The ironic in this situation is that I actually delivered back the car two months ago for saving money, and I have used twice as much as the car had cost me during the two last months in just one month now 😅. On the other hand,- if I haven’t delivered back the car I haven’t had the possibility for using my money to fix this different things that’s needed to be fixed during the last weeks 😊.
And I feel I haven’t done very much useful when I was whine and complain about unforeseen and high expenses. But I actually have done a couple of things. Positive things. Like small “diamonds” in the daily life 😊.
I have been painting. There are more painted glass bottles under “production”. All are gifts to friends that has helped me and my daughter during the last month. If the internet has been in function this glass bottles has been taken a bit longer time to paint, because I had use more time to do some freelance writing work on my computer.
I have been knitting. Two knitted thigths are finish to a friend of my, two scarfs to my oldest son and also two similar scarfs to his dog, Zorro, are finish as well. And if I have been able to do my job on the internet I haven’t been able to finish so much knit stuffs 🧶. Because then I had used more of my time on working instead 😊.

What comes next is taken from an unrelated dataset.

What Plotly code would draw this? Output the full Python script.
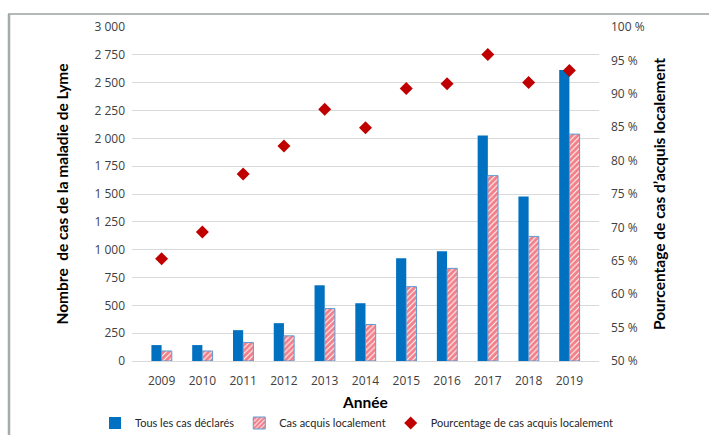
import plotly.graph_objects as go

# Lyme disease cases by year
annees = ["2009", "2010", "2011", "2012", "2013", "2014", "2015", "2016", "2017", "2018", "2019"]
cas_declares = [143, 143, 277, 340, 680, 519, 922, 985, 2025, 1477, 2613]
cas_locaux = [90, 90, 167, 226, 471, 328, 668, 832, 1665, 1119, 2038]
pct_locaux = [65.3, 69.3, 78.0, 82.2, 87.7, 84.9, 90.8, 91.5, 95.9, 91.7, 93.5]

tick_font = dict(family="Open Sans, Lato, sans-serif", size=12, color="#404040")
title_font = dict(family="Lato, sans-serif", size=15.5, color="#000000")

fig = go.Figure()

fig.add_trace(go.Bar(
    x=annees, y=cas_declares, name="Tous les cas déclarés",
    marker=dict(color="#0070c0", line=dict(width=0)),
))
fig.add_trace(go.Bar(
    x=annees, y=cas_locaux, name="Cas acquis localement",
    marker=dict(
        color="white",
        line=dict(color="#5b9bd5", width=1),
        pattern=dict(shape="/", fgcolor="#e60012", bgcolor="white", size=4, solidity=0.75),
    ),
))
fig.add_trace(go.Scatter(
    x=annees, y=pct_locaux, name="Pourcentage de cas acquis localement",
    mode="markers", yaxis="y2",
    marker=dict(symbol="diamond", color="#c00000", size=10),
))

# pixel -> paper helpers for the frame lines and legend
W, H = 709, 435
L, R, T, B = 132, 599, 27, 361
def px(x):
    return (x - L) / (R - L)
def py(y):
    return (B - y) / (B - T)

fig.update_layout(
    width=W, height=H,
    margin=dict(l=L, r=W - R, t=T, b=H - B, autoexpand=False),
    paper_bgcolor="white", plot_bgcolor="white",
    separators=", ",
    barmode="group", bargap=0.5, bargroupgap=0,
    showlegend=True,
    legend=dict(
        orientation="h", x=px(95), xanchor="left", y=py(423), yanchor="middle",
        font=dict(family="Lato, sans-serif", size=11, color="#262626"),
        itemwidth=30, tracegroupgap=0,
    ),
    xaxis=dict(
        type="category", tickfont=tick_font, showgrid=False,
        showline=True, linecolor="#d9d9d9", ticks="", ticklabelstandoff=9,
        title=dict(text="<b>Année</b>", font=title_font, standoff=8),
    ),
    yaxis=dict(
        range=[0, 3000], dtick=250, tickformat=",d", tickfont=tick_font,
        gridcolor="#d9d9d9", zeroline=False, ticks="", ticklabelstandoff=6,
        title=dict(text="<b>Nombre  de cas de la maladie de Lyme</b>", font=title_font, standoff=22),
    ),
    yaxis2=dict(
        overlaying="y", side="right", range=[50, 100], dtick=5,
        ticksuffix=" %", tickfont=tick_font, showgrid=False, zeroline=False, ticks="",
        ticklabelstandoff=11,
        title=dict(text="<b>Pourcentage de cas d’acquis localement</b>", font=title_font, standoff=10),
    ),
    shapes=[
        dict(type="line", xref="paper", yref="paper", x0=px(8), x1=px(709), y0=py(14), y1=py(14),
             line=dict(color="#9aa0a0", width=1.5)),
        dict(type="line", xref="paper", yref="paper", x0=px(9), x1=px(9), y0=py(14), y1=py(435),
             line=dict(color="#a5abab", width=2.5)),
    ],
)

fig.write_html("out.html")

And when the fridge, freezer and stove was fixed I actually did some baking too 😊. I just needed to be sure “all and everything” was fixed and in function. Try it out in a way 😊. So I made a very spicy “spice cake”, to spicy for me and my daughter, but perfect for my oldest son. And then cinnamon swirls and pizza swirls. Both perfect for all three of us. Then I have to fill up both my daughter and my freezer, and also my eldest son’s freezer with some baked goods. I’m not sure I have done that, at least not so much and so many if the freezer, fridge and stove has not been broken 😊. Then it became in a kind of “diamond- food” for all three of us 😊.
So what I can say about the carbon I have been whined and complaining about during the last month and weeks is that there’s some sparkling diamonds just in front of my eyes 💎. I just need to take a good look, turns things around a bit and try to focus on the positive things around the situations 🥰. It’s not always easy to do that, but it makes things so much better when I manage to see the sparkling diamonds instead of all the black carbon 💎.